[Code that draws figures]
★ ★ ★ ★ ★ ★ ★

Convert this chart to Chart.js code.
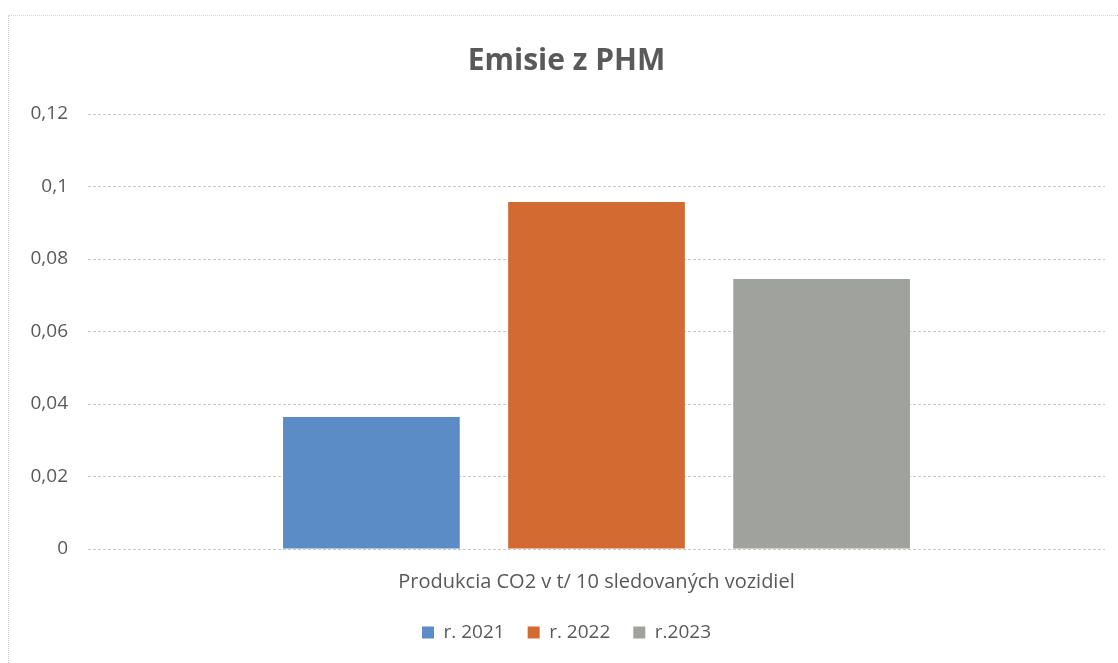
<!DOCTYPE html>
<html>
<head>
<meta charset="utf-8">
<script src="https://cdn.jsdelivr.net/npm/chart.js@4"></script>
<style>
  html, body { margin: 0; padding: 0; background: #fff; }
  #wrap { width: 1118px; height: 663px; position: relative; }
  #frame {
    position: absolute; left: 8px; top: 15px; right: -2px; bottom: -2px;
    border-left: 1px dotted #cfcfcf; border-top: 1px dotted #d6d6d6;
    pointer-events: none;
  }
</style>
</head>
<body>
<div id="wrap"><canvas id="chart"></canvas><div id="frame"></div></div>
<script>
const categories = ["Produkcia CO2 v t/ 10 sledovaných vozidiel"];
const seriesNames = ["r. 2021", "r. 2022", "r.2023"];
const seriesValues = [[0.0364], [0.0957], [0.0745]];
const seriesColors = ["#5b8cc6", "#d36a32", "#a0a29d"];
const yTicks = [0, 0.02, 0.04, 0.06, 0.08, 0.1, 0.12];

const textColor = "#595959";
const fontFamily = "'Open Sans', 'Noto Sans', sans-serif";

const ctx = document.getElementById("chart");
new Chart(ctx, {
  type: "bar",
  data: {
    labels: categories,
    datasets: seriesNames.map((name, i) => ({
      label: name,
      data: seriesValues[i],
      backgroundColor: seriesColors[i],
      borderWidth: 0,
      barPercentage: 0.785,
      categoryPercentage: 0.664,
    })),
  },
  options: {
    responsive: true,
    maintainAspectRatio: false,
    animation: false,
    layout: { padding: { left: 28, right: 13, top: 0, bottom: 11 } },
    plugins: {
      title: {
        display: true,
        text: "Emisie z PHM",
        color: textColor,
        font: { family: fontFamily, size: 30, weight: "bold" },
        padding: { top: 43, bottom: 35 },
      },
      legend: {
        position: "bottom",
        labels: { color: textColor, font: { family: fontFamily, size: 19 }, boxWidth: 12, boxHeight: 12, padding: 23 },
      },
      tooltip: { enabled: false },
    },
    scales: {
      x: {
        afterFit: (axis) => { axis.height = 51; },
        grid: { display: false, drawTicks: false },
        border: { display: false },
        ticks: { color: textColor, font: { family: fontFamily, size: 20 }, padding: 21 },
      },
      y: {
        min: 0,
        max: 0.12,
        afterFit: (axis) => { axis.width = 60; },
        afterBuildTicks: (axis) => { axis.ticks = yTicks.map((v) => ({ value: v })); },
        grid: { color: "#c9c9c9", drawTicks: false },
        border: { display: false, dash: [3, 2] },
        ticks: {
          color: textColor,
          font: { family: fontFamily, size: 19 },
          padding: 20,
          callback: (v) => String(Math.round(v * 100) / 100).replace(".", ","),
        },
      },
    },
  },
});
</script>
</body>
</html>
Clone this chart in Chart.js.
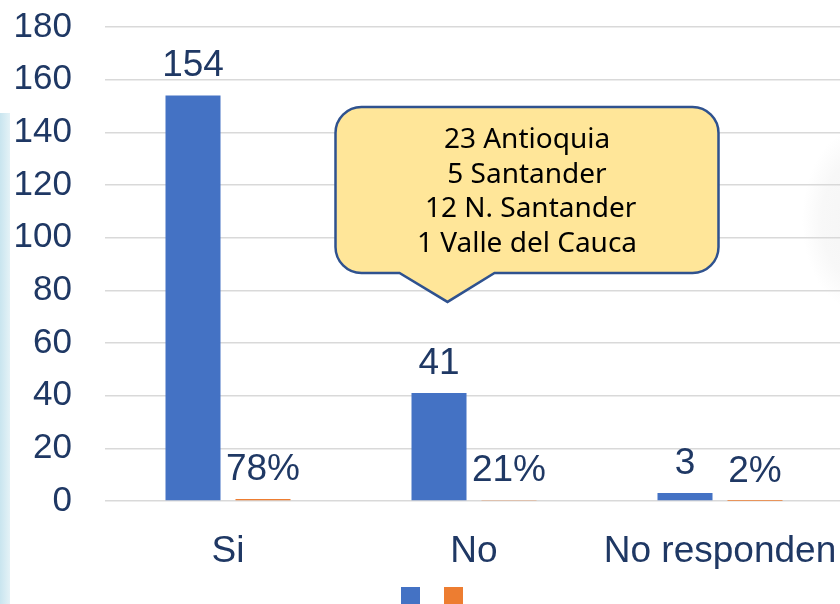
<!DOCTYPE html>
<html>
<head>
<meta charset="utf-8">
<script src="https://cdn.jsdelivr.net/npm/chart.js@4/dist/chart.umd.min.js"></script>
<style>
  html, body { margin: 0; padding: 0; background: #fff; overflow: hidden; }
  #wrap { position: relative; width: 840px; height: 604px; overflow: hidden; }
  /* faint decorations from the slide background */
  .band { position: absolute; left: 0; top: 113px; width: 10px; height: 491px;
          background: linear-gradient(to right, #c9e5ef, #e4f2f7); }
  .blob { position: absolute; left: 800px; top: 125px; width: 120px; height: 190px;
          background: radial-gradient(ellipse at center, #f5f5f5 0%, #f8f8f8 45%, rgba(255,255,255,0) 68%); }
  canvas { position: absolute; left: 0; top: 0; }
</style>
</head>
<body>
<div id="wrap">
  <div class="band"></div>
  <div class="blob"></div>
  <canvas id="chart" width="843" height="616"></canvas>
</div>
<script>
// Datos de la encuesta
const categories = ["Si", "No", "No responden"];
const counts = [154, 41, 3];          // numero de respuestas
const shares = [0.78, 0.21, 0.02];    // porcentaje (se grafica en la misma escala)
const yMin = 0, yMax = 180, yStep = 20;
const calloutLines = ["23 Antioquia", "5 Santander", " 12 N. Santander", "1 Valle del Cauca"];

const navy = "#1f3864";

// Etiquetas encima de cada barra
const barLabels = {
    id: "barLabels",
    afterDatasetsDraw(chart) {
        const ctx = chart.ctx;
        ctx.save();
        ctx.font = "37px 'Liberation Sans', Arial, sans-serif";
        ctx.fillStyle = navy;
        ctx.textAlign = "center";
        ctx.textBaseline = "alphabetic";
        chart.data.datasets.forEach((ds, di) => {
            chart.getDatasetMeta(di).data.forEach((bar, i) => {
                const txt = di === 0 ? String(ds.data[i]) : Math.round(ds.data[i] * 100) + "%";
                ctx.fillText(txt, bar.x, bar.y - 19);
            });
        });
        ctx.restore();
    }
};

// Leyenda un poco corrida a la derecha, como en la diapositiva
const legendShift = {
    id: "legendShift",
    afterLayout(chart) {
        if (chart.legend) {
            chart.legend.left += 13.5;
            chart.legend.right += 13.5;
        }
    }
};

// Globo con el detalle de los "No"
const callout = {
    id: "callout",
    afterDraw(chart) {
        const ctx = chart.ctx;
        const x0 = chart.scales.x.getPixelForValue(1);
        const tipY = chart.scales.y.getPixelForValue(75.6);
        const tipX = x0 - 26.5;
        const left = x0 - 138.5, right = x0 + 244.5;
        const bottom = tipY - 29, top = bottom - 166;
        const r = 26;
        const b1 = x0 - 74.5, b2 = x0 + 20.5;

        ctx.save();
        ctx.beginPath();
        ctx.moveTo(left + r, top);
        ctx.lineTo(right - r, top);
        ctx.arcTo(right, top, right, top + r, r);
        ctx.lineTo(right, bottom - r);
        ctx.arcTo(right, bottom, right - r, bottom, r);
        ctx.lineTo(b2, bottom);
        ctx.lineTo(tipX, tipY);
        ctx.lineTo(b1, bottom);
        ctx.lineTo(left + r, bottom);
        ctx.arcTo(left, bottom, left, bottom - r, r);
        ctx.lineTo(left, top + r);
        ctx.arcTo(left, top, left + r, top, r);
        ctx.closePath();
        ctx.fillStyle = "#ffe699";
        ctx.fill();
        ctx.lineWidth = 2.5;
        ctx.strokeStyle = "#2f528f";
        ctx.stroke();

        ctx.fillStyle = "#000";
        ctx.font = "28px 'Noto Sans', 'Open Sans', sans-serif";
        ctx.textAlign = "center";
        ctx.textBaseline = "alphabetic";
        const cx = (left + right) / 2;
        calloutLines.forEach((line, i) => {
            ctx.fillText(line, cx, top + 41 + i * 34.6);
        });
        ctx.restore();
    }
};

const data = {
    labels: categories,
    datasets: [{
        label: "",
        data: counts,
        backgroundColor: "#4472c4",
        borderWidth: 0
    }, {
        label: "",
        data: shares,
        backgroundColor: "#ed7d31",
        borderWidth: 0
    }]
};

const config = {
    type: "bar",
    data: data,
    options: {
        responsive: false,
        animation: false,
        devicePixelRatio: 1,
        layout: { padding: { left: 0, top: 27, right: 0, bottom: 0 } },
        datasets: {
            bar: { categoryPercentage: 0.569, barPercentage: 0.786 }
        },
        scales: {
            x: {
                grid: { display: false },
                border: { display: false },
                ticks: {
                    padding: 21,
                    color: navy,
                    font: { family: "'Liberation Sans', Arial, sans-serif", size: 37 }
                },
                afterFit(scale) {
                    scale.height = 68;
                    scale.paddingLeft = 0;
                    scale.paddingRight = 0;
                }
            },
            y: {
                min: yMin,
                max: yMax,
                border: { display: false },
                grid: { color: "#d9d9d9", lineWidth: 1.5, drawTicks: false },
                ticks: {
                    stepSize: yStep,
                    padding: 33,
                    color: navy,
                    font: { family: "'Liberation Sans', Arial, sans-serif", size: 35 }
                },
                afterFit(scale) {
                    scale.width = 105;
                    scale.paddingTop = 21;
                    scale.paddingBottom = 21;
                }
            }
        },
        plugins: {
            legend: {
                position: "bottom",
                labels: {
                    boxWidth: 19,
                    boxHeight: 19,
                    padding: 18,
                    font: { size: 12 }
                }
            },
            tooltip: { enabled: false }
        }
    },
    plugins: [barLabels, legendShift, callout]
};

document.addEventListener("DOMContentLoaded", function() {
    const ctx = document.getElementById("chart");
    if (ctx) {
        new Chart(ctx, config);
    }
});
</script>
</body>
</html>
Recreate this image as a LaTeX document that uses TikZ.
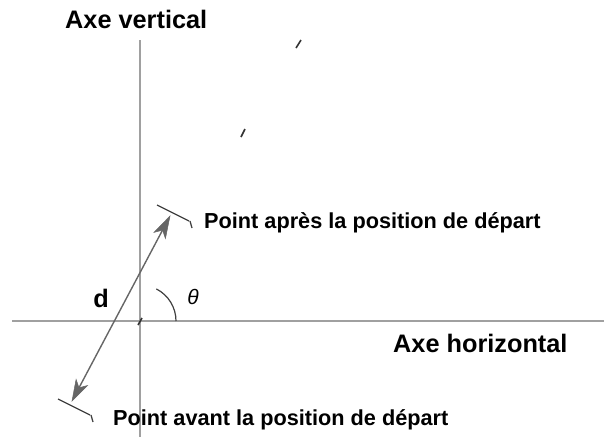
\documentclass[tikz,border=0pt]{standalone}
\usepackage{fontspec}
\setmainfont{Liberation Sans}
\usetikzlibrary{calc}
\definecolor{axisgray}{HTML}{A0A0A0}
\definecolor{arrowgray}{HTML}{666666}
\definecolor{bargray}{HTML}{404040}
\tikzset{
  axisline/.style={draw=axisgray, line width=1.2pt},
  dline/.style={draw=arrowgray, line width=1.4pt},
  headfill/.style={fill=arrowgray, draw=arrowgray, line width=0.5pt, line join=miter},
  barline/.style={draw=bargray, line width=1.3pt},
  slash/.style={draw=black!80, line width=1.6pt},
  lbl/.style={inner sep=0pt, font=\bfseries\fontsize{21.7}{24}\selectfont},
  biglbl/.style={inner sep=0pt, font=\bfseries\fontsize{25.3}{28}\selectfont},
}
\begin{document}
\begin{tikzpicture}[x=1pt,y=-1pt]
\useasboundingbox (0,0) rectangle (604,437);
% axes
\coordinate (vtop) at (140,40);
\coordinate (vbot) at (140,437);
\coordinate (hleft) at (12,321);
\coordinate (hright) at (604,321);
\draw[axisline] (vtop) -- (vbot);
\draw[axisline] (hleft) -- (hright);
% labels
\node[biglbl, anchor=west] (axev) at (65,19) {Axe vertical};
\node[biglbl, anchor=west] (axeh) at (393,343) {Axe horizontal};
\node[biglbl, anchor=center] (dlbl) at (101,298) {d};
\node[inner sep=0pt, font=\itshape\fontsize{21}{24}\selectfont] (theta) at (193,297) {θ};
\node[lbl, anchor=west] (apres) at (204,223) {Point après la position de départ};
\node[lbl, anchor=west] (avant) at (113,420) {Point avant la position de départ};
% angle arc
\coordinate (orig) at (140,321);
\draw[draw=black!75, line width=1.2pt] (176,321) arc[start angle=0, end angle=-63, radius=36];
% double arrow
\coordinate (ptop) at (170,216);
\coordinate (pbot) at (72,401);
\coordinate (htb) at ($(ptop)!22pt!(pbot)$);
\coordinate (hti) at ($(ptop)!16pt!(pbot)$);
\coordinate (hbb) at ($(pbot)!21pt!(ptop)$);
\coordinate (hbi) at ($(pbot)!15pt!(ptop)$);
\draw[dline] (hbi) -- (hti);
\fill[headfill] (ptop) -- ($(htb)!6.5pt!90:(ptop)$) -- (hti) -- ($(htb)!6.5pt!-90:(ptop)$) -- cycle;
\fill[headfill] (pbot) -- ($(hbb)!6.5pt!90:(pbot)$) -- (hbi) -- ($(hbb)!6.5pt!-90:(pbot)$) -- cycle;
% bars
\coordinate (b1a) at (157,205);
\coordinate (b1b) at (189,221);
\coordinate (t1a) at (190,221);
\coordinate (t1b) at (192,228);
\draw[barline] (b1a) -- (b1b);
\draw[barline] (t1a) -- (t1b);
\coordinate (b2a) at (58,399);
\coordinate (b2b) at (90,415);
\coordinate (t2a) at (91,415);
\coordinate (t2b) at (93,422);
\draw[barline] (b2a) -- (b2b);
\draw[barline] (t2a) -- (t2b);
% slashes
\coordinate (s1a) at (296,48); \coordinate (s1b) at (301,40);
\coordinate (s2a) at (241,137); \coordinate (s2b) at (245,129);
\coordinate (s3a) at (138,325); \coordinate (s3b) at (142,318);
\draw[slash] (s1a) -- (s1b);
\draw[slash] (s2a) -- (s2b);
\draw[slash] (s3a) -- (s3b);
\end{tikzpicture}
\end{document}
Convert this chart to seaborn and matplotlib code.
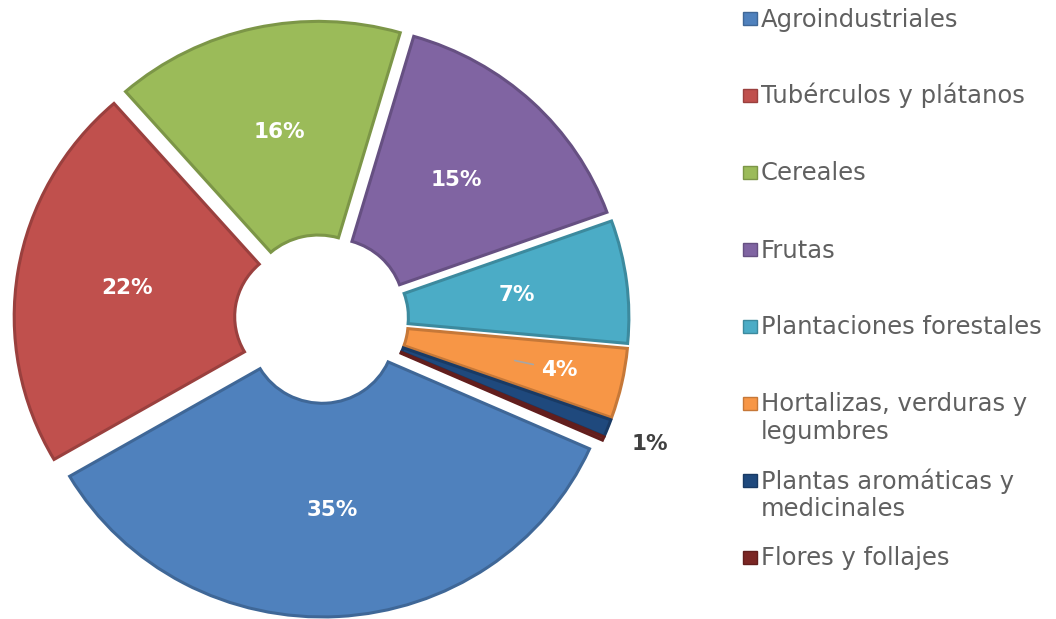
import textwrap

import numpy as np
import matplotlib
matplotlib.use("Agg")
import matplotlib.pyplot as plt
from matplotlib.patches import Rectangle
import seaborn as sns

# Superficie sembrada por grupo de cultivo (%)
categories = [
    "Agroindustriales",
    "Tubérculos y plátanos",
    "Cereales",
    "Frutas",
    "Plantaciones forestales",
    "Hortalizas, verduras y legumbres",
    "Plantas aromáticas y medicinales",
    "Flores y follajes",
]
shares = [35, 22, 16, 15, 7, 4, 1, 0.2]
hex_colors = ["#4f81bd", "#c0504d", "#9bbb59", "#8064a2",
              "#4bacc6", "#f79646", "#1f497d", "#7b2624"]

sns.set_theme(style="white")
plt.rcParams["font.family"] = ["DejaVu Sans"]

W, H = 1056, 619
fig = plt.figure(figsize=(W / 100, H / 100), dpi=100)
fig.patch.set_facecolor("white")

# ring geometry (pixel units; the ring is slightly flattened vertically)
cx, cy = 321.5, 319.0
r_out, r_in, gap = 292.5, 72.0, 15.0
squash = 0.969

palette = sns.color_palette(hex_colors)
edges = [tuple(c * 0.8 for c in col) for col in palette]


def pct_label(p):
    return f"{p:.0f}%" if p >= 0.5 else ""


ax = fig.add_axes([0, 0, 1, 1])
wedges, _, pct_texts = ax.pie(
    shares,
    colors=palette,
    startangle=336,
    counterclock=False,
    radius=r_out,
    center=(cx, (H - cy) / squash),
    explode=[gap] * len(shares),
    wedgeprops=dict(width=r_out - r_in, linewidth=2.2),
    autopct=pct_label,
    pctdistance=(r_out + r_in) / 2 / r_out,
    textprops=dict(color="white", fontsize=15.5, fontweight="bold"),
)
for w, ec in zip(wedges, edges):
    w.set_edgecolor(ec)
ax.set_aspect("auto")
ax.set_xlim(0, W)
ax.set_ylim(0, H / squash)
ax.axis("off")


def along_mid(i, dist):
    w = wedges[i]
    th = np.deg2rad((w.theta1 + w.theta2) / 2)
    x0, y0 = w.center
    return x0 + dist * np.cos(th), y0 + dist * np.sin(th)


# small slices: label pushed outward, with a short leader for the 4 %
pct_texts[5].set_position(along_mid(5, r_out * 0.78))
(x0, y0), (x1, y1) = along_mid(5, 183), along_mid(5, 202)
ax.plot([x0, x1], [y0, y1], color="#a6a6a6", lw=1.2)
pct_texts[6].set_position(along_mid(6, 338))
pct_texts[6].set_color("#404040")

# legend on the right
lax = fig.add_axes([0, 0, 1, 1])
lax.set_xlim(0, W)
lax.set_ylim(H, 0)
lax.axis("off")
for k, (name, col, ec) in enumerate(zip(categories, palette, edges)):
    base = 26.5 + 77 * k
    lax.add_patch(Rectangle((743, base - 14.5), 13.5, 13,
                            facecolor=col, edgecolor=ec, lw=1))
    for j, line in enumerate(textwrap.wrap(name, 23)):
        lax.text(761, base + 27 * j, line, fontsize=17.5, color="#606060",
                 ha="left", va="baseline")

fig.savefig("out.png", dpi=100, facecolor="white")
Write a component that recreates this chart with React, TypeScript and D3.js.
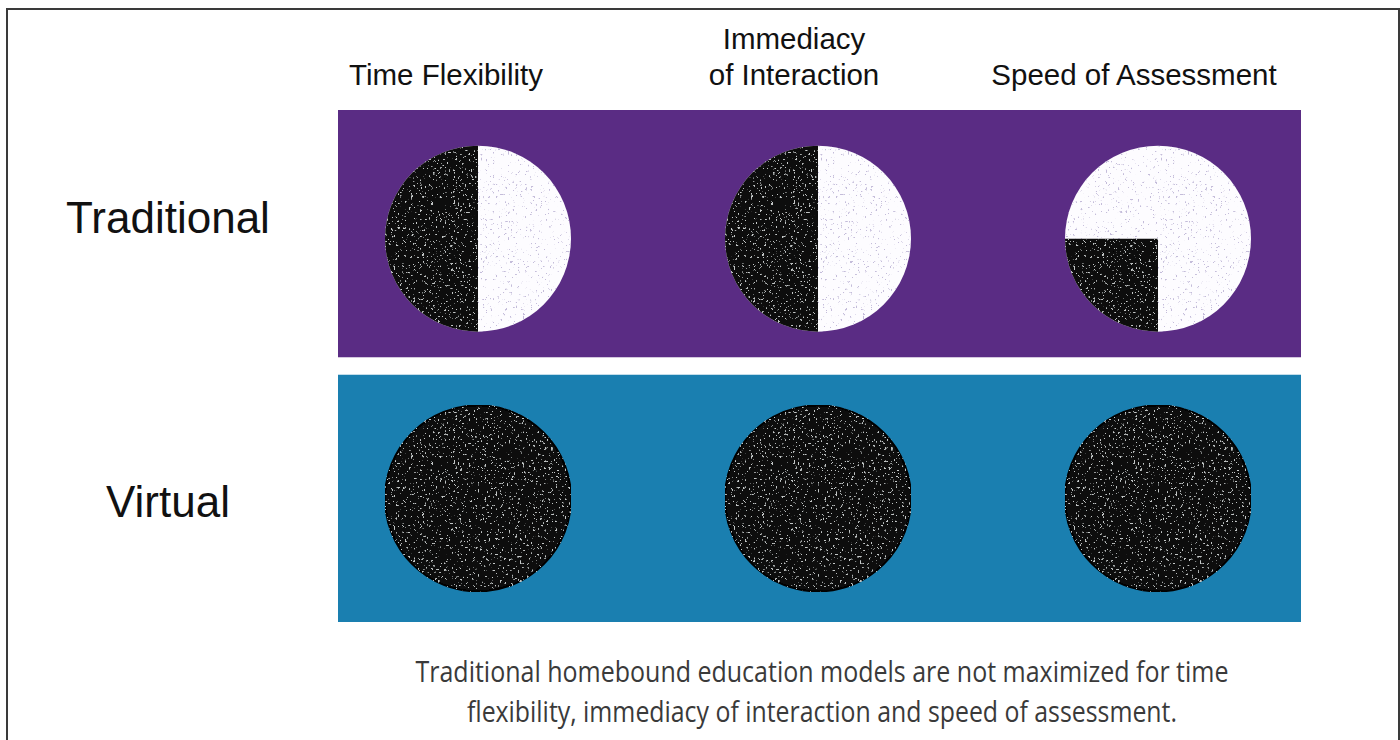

★ ★ ★ ★ ★ ★ ★

Exercise objective: From the listing above, collect each line in which the string "seaborn" appears.

Solution for this task:
Convert this chart to seaborn and matplotlib code.
import seaborn as sns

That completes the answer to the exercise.